MAXIMUM DOSES		ONA	ABO	INC
		400 U	1500 U	500 U
DINAMIC EXTENSOR PATTERN IN LOWER LIMBS	Adductor magnus	75 U each one	250 U each one	75 U each one
	Rectus femoris	50 U each one	150 U each one	50 U each one
	Vastus medialis	50 U each one	150 U each one	50 U each one
	Gastrocnemius (medialis)	40 U each one	100 U each one	50 U each one
STATIC EXTENSOR PATTERN IN LOWER LIMBS	Adductor magnus	75 U each one	250 U each one	75 U each one
	Rectus femoris	75 U each one	200 U each one	75 U each one
	Vastus medialis	50 U each one	150 U each one	75 U each one
	Soleus	75 U each one	200 U each one	75 U each one
STATIC FLEXOR PATTERN IN LOWER LIMBS	Adductor magnus	100 U each one	350 U each one	100 U each one
	Semitendinosus	50 U each one	150 U each one	50 U each one
	Semimembranosus	50 U each one	150 U each one	50 U each one
	Soleus	50 U each one	200 U each one	50 U each one
UPPER LIMB FLEXOR PATTERN	Biceps brachii	75 U each one	250 U each one	75 U each one
	Flexor carpi radialis	50 U each one	100 U each one	50 U each one
	Flexor profundus digitorum	50 U each one	150 U each one	50 U each one
HELPING BLADDER CATHETERIZATION	Adductor magnus	100 U each one	350 U each one	100 U each one
	Gracilis	100 U each one	150 U each one	100 U each one

ONA: Onabotulinumtoxin; ABO: Abobotulinumtoxin; INC: Incobotulinumtoxin; U: units.

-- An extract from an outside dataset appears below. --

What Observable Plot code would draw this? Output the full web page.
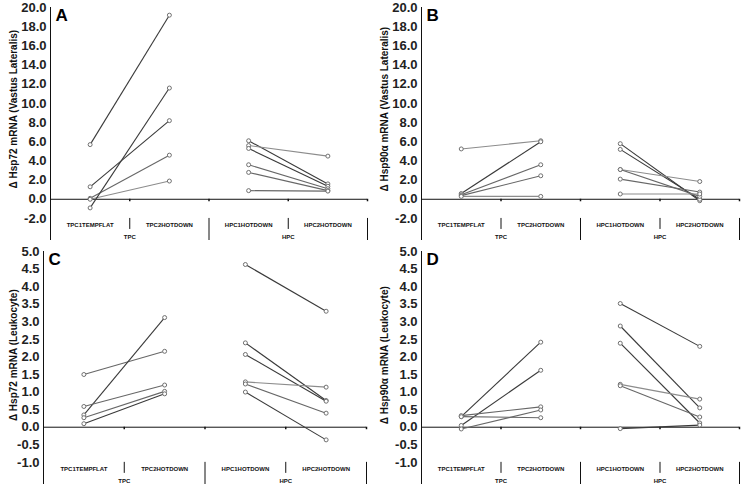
<!DOCTYPE html>
<html><head><meta charset="utf-8">
<script src="https://cdn.jsdelivr.net/npm/d3@7"></script>
<script src="https://cdn.jsdelivr.net/npm/@observablehq/plot@0.6"></script>
<style>
body{margin:0;background:#fff;}
#grid{display:grid;grid-template-columns:371px 372px;grid-template-rows:244px 244px;width:743px;height:488px;}
#grid svg{display:block;overflow:visible}
</style></head><body><div id="grid"></div>
<script>
// ---- categories and tick labels ----
const categories = ["TPC1TEMPFLAT", "TPC2HOTDOWN", "HPC1HOTDOWN", "HPC2HOTDOWN"];
const groups = ["TPC", "HPC"];
const ticksVastus = [-2, 0, 2, 4, 6, 8, 10, 12, 14, 16, 18, 20];
const ticksLeuk = [-1, -0.5, 0, 0.5, 1, 1.5, 2, 2.5, 3, 3.5, 4, 4.5, 5];

// ---- Panel A: Δ Hsp72 mRNA (Vastus Lateralis) ----
const aTpc1 = [5.7, 1.3, 0.1, 0.0, -0.9];
const aTpc2 = [19.2, 8.2, 4.6, 1.9, 11.6];
const aHpc1 = [6.1, 5.6, 5.3, 3.6, 2.8, 0.9];
const aHpc2 = [1.6, 4.5, 1.35, 1.1, 0.9, 0.85];

// ---- Panel B: Δ Hsp90α mRNA (Vastus Lateralis) ----
const bTpc1 = [5.25, 0.6, 0.47, 0.38, 0.3];
const bTpc2 = [6.1, 6.0, 3.6, 2.45, 0.3];
const bHpc1 = [5.8, 5.2, 3.1, 3.1, 2.1, 0.55];
const bHpc2 = [-0.15, 0.0, 1.85, 0.3, 0.75, 0.55];

// ---- Panel C: Δ Hsp72 mRNA (Leukocyte) ----
const cTpc1 = [1.5, 0.35, 0.59, 0.27, 0.10];
const cTpc2 = [2.16, 3.12, 1.2, 1.02, 0.95];
const cHpc1 = [4.63, 2.4, 2.07, 1.29, 1.23, 1.0];
const cHpc2 = [3.3, 0.76, 0.74, 1.14, 0.4, -0.36];

// ---- Panel D: Δ Hsp90α mRNA (Leukocyte) ----
const dTpc1 = [0.30, 0.05, 0.33, 0.30, -0.05];
const dTpc2 = [2.42, 1.62, 0.58, 0.27, 0.49];
const dHpc1 = [3.52, 2.88, 2.39, 1.22, 1.18, -0.04];
const dHpc2 = [2.30, 0.55, 0.12, 0.80, 0.29, 0.06];

// ---- line shades (style, per subject line) ----
const toneColor = {dark: "#3a3a3a", mid: "#676767", light: "#8c8c8c"};

const panels = [
  {letter: "A", title: "Δ Hsp72 mRNA (Vastus Lateralis)", ticks: ticksVastus, yMin: -4.3, titleY: 9.4,
   tpc: [aTpc1, aTpc2], hpc: [aHpc1, aHpc2],
   tpcTone: ["dark", "dark", "mid", "light", "dark"], hpcTone: ["dark", "light", "dark", "mid", "mid", "mid"],
   width: 371, ml: 50, mr: 4},
  {letter: "B", title: "Δ Hsp90α mRNA (Vastus Lateralis)", ticks: ticksVastus, yMin: -4.3, titleY: 9.4,
   tpc: [bTpc1, bTpc2], hpc: [bHpc1, bHpc2],
   tpcTone: ["light", "dark", "mid", "mid", "light"], hpcTone: ["dark", "dark", "light", "mid", "mid", "light"],
   width: 372, ml: 50, mr: 4},
  {letter: "C", title: "Δ Hsp72 mRNA (Leukocyte)", ticks: ticksLeuk, yMin: -1.63, titleY: 2.05,
   tpc: [cTpc1, cTpc2], hpc: [cHpc1, cHpc2],
   tpcTone: ["mid", "dark", "mid", "mid", "dark"], hpcTone: ["dark", "dark", "dark", "light", "mid", "dark"],
   width: 371, ml: 43, mr: 5},
  {letter: "D", title: "Δ Hsp90α mRNA (Leukocyte)", ticks: ticksLeuk, yMin: -1.63, titleY: 2.05,
   tpc: [dTpc1, dTpc2], hpc: [dHpc1, dHpc2],
   tpcTone: ["dark", "dark", "mid", "mid", "mid"], hpcTone: ["dark", "dark", "dark", "light", "mid", "dark"],
   width: 372, ml: 50, mr: 4}
];

const grid = document.getElementById("grid");

for (const p of panels) {
  const links = [];
  const points = [];
  const addGroup = (pre, post, tones, c0) => {
    pre.forEach((v, i) => {
      links.push({x1: c0 + 0.5, y1: v, x2: c0 + 1.5, y2: post[i], tone: tones[i]});
      points.push({x: c0 + 0.5, y: v});
      points.push({x: c0 + 1.5, y: post[i]});
    });
  };
  addGroup(p.tpc[0], p.tpc[1], p.tpcTone, 0);
  addGroup(p.hpc[0], p.hpc[1], p.hpcTone, 2);

  const yTop = p.ticks[p.ticks.length - 1];
  const yLow = p.ticks[0];

  const chart = Plot.plot({
    width: p.width,
    height: 244,
    marginLeft: p.ml,
    marginRight: p.mr,
    marginTop: 7,
    marginBottom: 4,
    x: {type: "linear", domain: [0, 4], axis: null},
    y: {domain: [p.yMin, yTop], axis: null},
    style: {fontFamily: "'Liberation Sans', Arial, sans-serif", background: "#fff", color: "#000"},
    marks: [
      Plot.axisY(p.ticks, {tickSize: 0, tickPadding: 4, label: null,
        tickFormat: d => d.toFixed(1), fontSize: 13, fontWeight: "bold", fill: "#222"}),
      Plot.ruleX([0], {y1: p.yMin, y2: yTop, stroke: "#111", strokeWidth: 1}),
      Plot.ruleY([0], {x1: 0, x2: 4, stroke: "#111", strokeWidth: 1}),
      Plot.ruleX([1, 2, 3, 4], {y1: 0, y2: 0, insetBottom: -2.5, stroke: "#111", strokeWidth: 1.5}),
      Plot.ruleX([1, 3], {y1: yLow, y2: yLow, insetBottom: -11, stroke: "#111", strokeWidth: 1}),
      Plot.ruleX([2, 4], {y1: yLow, y2: p.yMin, stroke: "#111", strokeWidth: 1}),
      Plot.link(links, {x1: "x1", y1: "y1", x2: "x2", y2: "y2", stroke: d => toneColor[d.tone], strokeWidth: 1.1}),
      Plot.dot(points, {x: "x", y: "y", r: 2, fill: "white", stroke: "#707070", strokeWidth: 1}),
      Plot.text(categories, {x: (d, i) => i + 0.5, y: () => yLow, dy: 6.5, text: d => d,
        fontSize: 6, fontWeight: "bold", fill: "#111"}),
      Plot.text(groups, {x: (d, i) => 2 * i + 1, y: () => yLow, dy: 18.5, text: d => d,
        fontSize: 6, fontWeight: "bold", fill: "#111"}),
      Plot.text([p.title], {frameAnchor: "left", y: () => p.titleY, dx: 13.5 - p.ml, rotate: -90,
        textAnchor: "middle", lineAnchor: "middle",
        text: d => d, fontSize: 10, fontWeight: "bold", fill: "#111"}),
      Plot.text([p.letter], {frameAnchor: "top-left", dx: 5, dy: 1.5, lineAnchor: "top", textAnchor: "start",
        text: d => d, fontSize: 17, fontWeight: "bold", fill: "#000"})
    ]
  });
  grid.appendChild(chart);
}
</script>
</body></html>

After the injection, the relaxation effects can be maintained or increased with a stretching program or with splints [46,73].

If after 3 months from the previous injection, there is a better functional situation than the one before the injection, it shows that BoNT has been effective, and, therefore, we can continue with this treatment. It has been shown that over the years, the effectiveness of repeated toxin injections is not usually lost; the main studies have been done in dystonia, but it has also been evidenced in spasticity, even in SCI [46,49,74].

5. Conclusions

BoNT has transformed from being a powerful and dangerous poison to a safe and effective drug that can be applied in various pathologies.

Just as BoNT/A has a proven, officially indicated and protocoled use in spasticity of brain origin, it can also be used as an adjunct in the treatment of spasticity following spinal cord injuries when the manifestation of spasticity is focal. BoNT/A can also be used if the spinal cord injured patient has focal spasticity or if there are muscles with worse functional complications.